Oleic acid levels increased with a feeder cattle’s age as well as with
time on a corn-based diet.
A new challenge is the current price of corn. At more than $5 a bushel,
it’s costing feedlot operators more money to fatten feeder cattle on
corn grain products prior to shipping to the packing plant, Smith said.
But there’s hope, Smith said. By identifying fat depots that carry the
beneficial monounsaturated fatty acids, operations in trimming rooms at
meat processing plants can be modified without expensive equipment.
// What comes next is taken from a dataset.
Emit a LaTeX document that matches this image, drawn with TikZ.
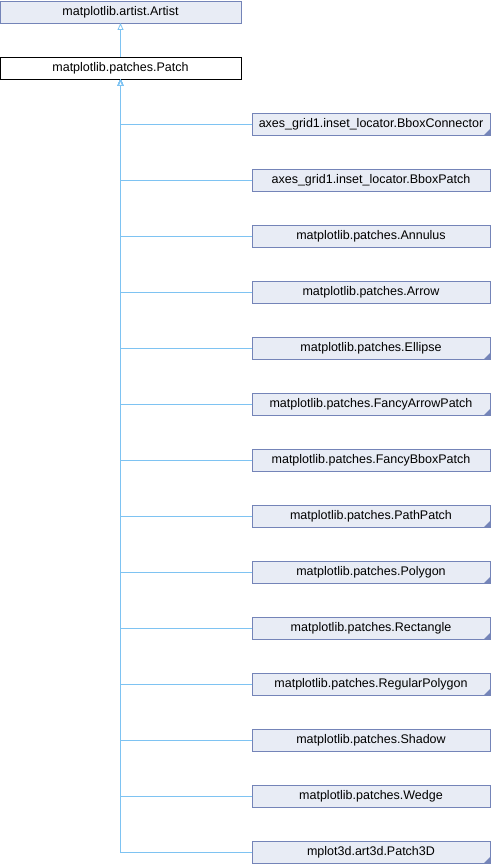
\documentclass[tikz,border=0pt]{standalone}
\usepackage{fontspec}
\setmainfont{Liberation Sans}
\usetikzlibrary{arrows.meta}

\definecolor{boxfill}{HTML}{E8ECF5}
\definecolor{boxline}{HTML}{7484B8}
\definecolor{edgeblue}{HTML}{7EC3F2}

\tikzset{
  classbox/.style = {shape=rectangle, draw=boxline, fill=boxfill,
                     minimum height=22pt, inner sep=0pt, outer sep=0pt,
                     font=\fontsize{12.5}{14}\selectfont},
  basebox/.style  = {classbox, minimum width=241pt},
  childbox/.style = {classbox, minimum width=238pt},
  inherit/.style  = {draw=edgeblue, line width=0.8pt,
                     -{Triangle[open, length=7pt, width=6pt]}}
}

\begin{document}
\begin{tikzpicture}[x=1pt, y=-1pt]
  \useasboundingbox (0,0) rectangle (492,864);

  \node[basebox] (artist) at (120.5,12) {matplotlib.artist.Artist};
  \node[basebox, fill=white, draw=black] (patch) at (120.5,68) {matplotlib.patches.Patch};
  \draw[inherit] (patch.north) -- (artist.south);

  % derived classes, flag 1 = truncated marker in the corner
  \foreach \cname/\flag [count=\i] in {
      axes\_grid1.inset\_locator.BboxConnector/1,
      axes\_grid1.inset\_locator.BboxPatch/0,
      matplotlib.patches.Annulus/0,
      matplotlib.patches.Arrow/0,
      matplotlib.patches.Ellipse/1,
      matplotlib.patches.FancyArrowPatch/1,
      matplotlib.patches.FancyBboxPatch/0,
      matplotlib.patches.PathPatch/1,
      matplotlib.patches.Polygon/1,
      matplotlib.patches.Rectangle/1,
      matplotlib.patches.RegularPolygon/1,
      matplotlib.patches.Shadow/0,
      matplotlib.patches.Wedge/0,
      mplot3d.art3d.Patch3D/1} {
    \node[childbox] (child\i) at (371,68+56*\i) {\cname};
    \draw[inherit] (child\i.west) -| (patch.south);
    \ifnum\flag=1
      \fill[boxline] ([xshift=-6pt]child\i.south east) -- (child\i.south east)
                     -- ([yshift=6pt]child\i.south east) -- cycle;
    \fi
  }
\end{tikzpicture}
\end{document}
“You don’t have to change the way you produce those cattle, what you can
change is in the trimming room and how you partition off those depots,”
Smith said.
Smith provided an example. “My wife likes a certain supermarket, and
when she goes in, she wants to buy a brisket,” he said. “It costs a
couple of dollars per pound, but she wants it trimmed. If they trim off
the outside fat, she usually breaks even since it goes up in price, but
weighs less. That fat trim is thrown away and could have otherwise been
salvaged and partitioned back at the processing plant and used in ground
beef.”
Overall, the research could be adopted with little capital expense
through the beef-processing sector, Turk said. “The beef industry can
utilize this information to adopt a relatively easy and inexpensive
method to increase the nutritional quality of processed beef products by
selecting specific fat trimmings,” Turk said.